[The input start]
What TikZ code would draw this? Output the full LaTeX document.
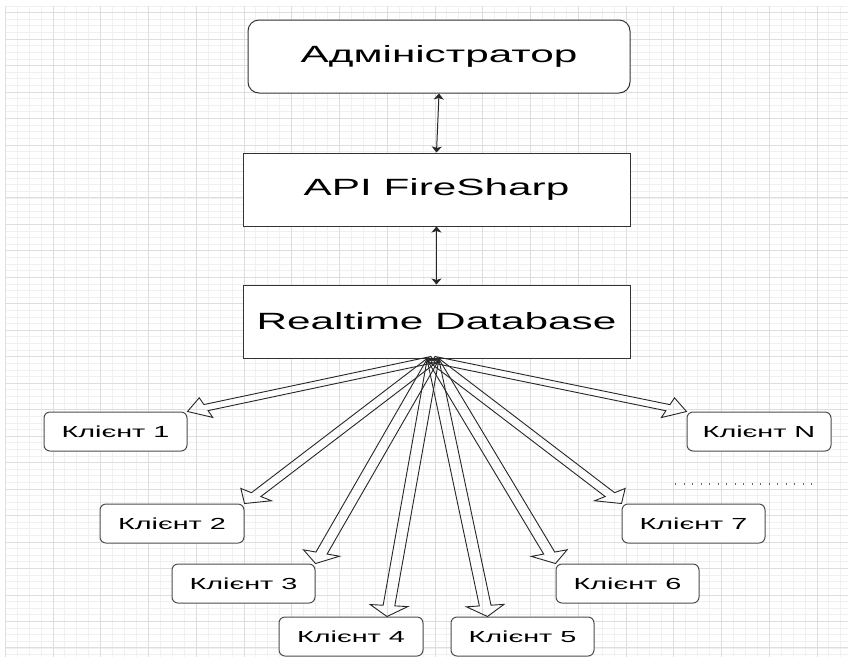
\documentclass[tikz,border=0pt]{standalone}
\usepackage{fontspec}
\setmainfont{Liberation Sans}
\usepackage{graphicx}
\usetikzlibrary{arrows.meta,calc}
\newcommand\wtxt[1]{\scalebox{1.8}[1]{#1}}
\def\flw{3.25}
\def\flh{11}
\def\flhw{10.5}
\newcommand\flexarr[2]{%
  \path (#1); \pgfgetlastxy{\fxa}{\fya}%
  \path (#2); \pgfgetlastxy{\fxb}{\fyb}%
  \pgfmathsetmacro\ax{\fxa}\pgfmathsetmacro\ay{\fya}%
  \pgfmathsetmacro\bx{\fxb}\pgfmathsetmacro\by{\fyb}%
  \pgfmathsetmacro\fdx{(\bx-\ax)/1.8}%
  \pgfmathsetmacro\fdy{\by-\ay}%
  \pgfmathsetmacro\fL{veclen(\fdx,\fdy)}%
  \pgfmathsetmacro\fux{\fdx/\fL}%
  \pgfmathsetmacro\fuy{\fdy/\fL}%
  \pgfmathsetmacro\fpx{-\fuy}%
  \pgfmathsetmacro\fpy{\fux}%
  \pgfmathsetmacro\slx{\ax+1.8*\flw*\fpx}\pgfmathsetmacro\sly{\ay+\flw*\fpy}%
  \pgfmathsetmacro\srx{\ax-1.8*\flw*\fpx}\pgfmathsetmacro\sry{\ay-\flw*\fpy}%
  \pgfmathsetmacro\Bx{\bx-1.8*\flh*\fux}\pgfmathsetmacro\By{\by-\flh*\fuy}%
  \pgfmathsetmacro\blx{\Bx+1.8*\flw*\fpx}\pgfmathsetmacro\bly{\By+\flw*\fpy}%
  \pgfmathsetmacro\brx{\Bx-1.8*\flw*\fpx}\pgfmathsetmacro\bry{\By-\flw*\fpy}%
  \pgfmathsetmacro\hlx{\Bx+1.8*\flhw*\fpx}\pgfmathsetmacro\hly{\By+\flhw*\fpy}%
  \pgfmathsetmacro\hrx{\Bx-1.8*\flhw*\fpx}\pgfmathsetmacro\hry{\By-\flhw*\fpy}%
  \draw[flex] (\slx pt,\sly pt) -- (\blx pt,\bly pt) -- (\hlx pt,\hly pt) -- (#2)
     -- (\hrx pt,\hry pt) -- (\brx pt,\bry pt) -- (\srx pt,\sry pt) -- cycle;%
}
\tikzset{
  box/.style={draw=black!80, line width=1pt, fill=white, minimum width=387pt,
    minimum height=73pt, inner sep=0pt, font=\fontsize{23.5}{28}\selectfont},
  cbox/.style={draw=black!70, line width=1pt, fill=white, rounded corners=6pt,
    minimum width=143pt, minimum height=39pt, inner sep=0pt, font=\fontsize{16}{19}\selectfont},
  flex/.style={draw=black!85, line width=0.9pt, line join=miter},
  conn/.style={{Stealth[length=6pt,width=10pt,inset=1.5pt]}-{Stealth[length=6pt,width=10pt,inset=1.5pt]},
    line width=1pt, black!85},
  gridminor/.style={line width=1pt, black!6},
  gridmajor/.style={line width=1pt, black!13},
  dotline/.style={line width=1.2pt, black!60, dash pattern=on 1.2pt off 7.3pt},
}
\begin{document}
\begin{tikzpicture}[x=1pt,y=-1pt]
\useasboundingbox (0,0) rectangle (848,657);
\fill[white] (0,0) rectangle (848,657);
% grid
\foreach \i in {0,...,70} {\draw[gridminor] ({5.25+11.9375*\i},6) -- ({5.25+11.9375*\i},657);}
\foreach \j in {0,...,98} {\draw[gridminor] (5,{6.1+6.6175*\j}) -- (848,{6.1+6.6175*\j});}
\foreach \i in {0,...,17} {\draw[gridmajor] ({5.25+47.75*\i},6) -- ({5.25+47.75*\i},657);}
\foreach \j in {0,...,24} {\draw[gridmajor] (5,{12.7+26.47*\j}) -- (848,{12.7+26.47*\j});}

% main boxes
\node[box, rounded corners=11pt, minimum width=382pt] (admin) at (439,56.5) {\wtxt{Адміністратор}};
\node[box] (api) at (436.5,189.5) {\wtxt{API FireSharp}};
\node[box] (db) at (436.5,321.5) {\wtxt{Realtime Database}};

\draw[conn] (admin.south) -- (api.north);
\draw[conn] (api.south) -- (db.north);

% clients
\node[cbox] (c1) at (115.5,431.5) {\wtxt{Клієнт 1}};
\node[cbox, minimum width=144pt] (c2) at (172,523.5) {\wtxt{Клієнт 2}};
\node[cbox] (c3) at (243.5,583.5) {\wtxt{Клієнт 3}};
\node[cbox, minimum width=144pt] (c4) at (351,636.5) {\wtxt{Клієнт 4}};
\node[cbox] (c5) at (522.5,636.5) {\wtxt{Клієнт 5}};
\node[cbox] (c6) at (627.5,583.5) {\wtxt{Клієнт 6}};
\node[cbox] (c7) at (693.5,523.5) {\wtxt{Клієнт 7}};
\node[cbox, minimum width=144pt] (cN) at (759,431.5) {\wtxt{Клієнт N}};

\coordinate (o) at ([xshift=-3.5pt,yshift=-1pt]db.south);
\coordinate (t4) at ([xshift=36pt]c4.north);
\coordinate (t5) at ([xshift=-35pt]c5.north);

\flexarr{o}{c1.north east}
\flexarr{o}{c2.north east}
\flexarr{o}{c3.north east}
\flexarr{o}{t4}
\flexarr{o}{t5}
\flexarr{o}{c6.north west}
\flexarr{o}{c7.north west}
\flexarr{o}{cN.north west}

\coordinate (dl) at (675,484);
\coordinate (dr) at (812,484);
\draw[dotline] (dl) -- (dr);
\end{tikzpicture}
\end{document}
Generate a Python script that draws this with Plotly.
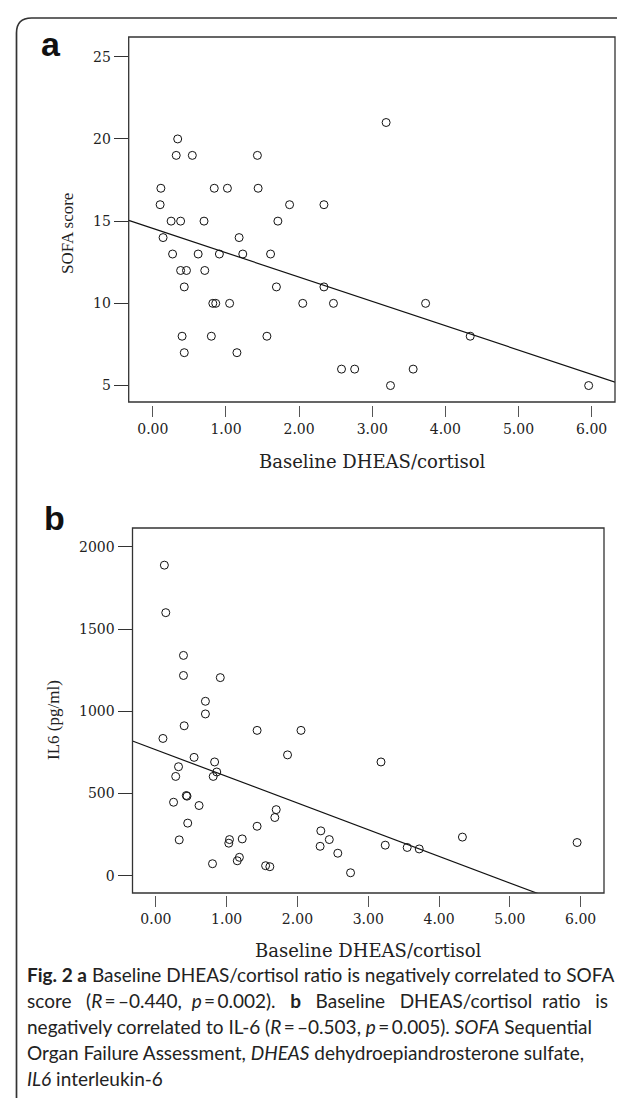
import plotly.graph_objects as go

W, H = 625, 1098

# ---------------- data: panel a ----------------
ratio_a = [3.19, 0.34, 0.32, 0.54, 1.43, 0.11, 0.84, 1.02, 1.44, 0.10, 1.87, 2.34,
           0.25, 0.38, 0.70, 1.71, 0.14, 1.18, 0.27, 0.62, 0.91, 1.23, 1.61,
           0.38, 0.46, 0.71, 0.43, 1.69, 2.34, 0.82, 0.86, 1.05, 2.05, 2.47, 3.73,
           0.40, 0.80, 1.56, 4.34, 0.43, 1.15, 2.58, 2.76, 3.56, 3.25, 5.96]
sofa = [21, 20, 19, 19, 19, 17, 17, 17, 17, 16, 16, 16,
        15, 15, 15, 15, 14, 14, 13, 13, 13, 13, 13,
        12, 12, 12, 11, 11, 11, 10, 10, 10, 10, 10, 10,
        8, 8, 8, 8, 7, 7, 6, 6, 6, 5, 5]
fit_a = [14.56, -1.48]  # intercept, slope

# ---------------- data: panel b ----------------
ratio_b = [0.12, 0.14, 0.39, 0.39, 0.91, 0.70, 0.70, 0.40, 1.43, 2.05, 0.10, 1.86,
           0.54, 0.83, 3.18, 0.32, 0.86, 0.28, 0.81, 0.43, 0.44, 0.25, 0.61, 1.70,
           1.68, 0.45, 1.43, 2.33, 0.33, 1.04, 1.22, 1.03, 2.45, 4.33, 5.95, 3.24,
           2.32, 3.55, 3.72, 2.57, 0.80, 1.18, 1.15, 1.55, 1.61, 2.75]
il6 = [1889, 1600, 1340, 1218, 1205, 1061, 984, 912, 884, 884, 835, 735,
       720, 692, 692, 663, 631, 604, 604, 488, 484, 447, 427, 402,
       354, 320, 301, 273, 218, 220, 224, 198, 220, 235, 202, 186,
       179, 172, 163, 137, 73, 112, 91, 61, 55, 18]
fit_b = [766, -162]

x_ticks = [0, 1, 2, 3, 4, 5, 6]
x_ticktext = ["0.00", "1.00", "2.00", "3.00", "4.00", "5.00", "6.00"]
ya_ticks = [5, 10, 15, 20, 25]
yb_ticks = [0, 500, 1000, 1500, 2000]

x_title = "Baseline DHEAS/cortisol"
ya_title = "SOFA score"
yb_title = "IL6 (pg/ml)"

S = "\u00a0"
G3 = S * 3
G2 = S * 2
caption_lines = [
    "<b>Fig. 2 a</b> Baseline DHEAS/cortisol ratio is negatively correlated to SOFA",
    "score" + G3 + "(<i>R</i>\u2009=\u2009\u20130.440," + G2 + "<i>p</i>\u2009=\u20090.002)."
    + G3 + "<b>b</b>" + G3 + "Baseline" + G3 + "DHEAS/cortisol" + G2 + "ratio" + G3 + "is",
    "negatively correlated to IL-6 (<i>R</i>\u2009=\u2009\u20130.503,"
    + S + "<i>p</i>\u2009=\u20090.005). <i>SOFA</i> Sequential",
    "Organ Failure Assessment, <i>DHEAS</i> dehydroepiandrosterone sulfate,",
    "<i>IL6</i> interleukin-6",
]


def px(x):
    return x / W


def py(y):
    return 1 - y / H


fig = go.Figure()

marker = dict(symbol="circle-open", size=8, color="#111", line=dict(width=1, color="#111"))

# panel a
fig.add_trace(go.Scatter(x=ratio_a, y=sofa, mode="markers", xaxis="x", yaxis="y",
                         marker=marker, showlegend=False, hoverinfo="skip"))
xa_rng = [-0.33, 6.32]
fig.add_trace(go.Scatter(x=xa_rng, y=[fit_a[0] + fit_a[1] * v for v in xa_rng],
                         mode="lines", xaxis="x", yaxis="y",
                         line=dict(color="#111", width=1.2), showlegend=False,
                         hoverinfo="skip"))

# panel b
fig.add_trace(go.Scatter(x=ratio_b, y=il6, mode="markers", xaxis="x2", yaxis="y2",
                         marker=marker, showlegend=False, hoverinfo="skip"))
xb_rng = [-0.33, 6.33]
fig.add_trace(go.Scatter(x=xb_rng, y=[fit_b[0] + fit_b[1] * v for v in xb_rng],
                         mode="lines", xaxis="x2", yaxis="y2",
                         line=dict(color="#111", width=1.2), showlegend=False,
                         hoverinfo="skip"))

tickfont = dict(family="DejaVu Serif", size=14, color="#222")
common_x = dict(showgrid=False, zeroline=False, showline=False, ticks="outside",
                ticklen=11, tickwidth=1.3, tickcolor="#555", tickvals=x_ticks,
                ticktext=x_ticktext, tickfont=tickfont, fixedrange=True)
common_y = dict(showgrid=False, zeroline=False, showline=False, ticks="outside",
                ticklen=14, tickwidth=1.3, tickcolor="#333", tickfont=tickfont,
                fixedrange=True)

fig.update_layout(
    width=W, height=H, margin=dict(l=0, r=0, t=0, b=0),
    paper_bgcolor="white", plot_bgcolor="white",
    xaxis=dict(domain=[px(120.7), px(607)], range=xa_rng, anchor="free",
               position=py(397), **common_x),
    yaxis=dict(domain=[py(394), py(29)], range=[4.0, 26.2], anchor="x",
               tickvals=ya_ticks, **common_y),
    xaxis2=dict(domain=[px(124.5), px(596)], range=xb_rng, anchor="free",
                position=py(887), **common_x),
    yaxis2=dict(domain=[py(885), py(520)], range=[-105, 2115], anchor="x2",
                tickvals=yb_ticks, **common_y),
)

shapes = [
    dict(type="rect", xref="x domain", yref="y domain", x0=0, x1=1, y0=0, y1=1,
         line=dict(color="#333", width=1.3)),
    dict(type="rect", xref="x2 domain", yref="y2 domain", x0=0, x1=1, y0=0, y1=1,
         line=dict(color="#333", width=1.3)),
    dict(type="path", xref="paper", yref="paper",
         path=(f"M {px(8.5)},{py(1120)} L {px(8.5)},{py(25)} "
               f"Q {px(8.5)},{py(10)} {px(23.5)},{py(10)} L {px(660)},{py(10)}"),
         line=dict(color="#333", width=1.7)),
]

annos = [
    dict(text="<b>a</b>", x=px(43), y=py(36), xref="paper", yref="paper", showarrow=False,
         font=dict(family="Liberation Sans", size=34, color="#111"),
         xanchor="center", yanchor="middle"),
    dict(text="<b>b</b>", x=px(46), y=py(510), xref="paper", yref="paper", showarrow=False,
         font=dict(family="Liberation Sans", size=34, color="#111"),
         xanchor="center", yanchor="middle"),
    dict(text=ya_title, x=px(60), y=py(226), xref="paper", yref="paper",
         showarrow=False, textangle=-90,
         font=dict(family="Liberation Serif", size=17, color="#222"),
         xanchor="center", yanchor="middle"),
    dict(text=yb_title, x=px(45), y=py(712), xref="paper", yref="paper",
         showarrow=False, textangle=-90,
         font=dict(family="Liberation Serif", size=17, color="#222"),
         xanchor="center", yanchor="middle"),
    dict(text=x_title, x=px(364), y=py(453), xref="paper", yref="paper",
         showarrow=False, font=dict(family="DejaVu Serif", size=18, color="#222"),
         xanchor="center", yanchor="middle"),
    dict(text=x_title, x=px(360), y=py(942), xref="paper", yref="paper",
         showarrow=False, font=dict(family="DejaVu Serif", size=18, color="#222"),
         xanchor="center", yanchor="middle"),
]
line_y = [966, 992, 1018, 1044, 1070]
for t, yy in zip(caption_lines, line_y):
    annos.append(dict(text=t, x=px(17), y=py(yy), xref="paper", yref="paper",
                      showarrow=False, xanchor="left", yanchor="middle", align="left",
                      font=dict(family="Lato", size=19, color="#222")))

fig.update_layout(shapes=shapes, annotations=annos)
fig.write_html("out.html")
[The input end]
[The input start]
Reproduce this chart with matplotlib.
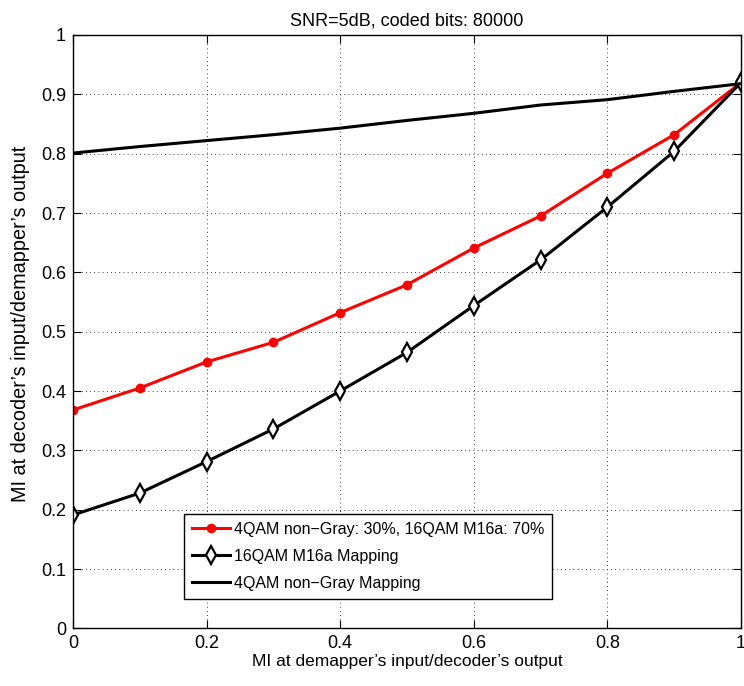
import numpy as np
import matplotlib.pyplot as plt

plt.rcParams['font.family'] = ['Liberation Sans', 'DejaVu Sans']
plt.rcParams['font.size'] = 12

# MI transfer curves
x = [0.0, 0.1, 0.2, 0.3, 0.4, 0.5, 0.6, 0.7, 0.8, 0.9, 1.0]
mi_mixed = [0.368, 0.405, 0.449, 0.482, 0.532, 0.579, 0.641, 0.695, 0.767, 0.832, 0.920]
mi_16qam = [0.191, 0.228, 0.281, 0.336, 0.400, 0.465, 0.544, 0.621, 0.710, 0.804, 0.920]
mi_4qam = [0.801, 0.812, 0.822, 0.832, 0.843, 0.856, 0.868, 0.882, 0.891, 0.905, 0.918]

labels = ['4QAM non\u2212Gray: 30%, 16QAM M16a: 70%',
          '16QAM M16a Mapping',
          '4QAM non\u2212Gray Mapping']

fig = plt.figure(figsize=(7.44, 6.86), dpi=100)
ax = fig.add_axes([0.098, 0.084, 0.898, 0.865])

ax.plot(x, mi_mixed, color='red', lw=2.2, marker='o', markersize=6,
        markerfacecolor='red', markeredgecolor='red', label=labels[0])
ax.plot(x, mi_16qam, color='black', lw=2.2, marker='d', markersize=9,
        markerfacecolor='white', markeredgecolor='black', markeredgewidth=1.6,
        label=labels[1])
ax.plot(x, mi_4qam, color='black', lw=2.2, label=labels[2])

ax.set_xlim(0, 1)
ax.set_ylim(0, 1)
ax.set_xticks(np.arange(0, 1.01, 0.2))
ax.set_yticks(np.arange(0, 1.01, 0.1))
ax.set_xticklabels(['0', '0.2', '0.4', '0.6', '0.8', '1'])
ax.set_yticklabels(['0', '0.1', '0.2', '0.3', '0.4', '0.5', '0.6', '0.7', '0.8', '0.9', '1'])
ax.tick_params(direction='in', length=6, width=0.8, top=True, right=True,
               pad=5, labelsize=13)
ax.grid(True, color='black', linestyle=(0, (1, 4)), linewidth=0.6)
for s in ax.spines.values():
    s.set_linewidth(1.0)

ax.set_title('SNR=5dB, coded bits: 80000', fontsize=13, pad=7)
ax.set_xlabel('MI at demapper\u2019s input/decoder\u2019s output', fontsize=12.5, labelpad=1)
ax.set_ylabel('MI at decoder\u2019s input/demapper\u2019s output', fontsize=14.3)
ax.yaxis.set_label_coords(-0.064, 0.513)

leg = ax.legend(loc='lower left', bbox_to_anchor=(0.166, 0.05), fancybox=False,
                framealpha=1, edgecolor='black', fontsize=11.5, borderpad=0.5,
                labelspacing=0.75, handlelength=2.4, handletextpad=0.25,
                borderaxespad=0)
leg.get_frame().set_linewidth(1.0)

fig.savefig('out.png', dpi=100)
[The input end]
[The input start]
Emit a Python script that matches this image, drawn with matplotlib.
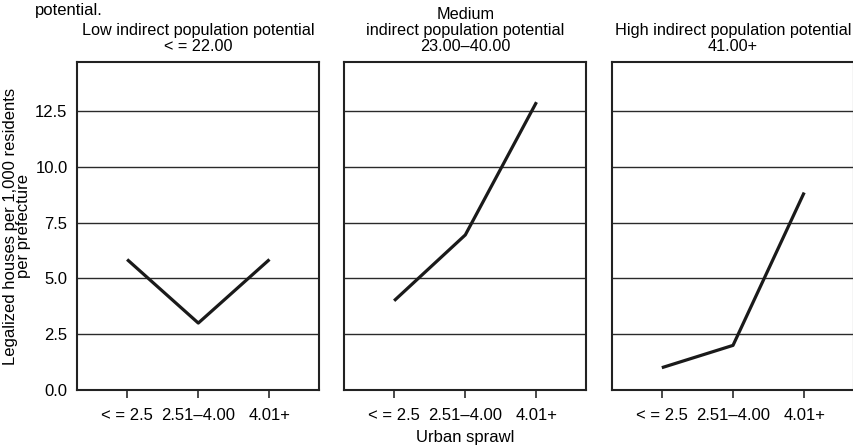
[The input end]
> _What the task requires_: Extract every line containing the string "that" from the data above.

> _Answer to this problem_:
Generate a Python script that draws this with Plotly.
Emit a Python script that matches this image, drawn with matplotlib.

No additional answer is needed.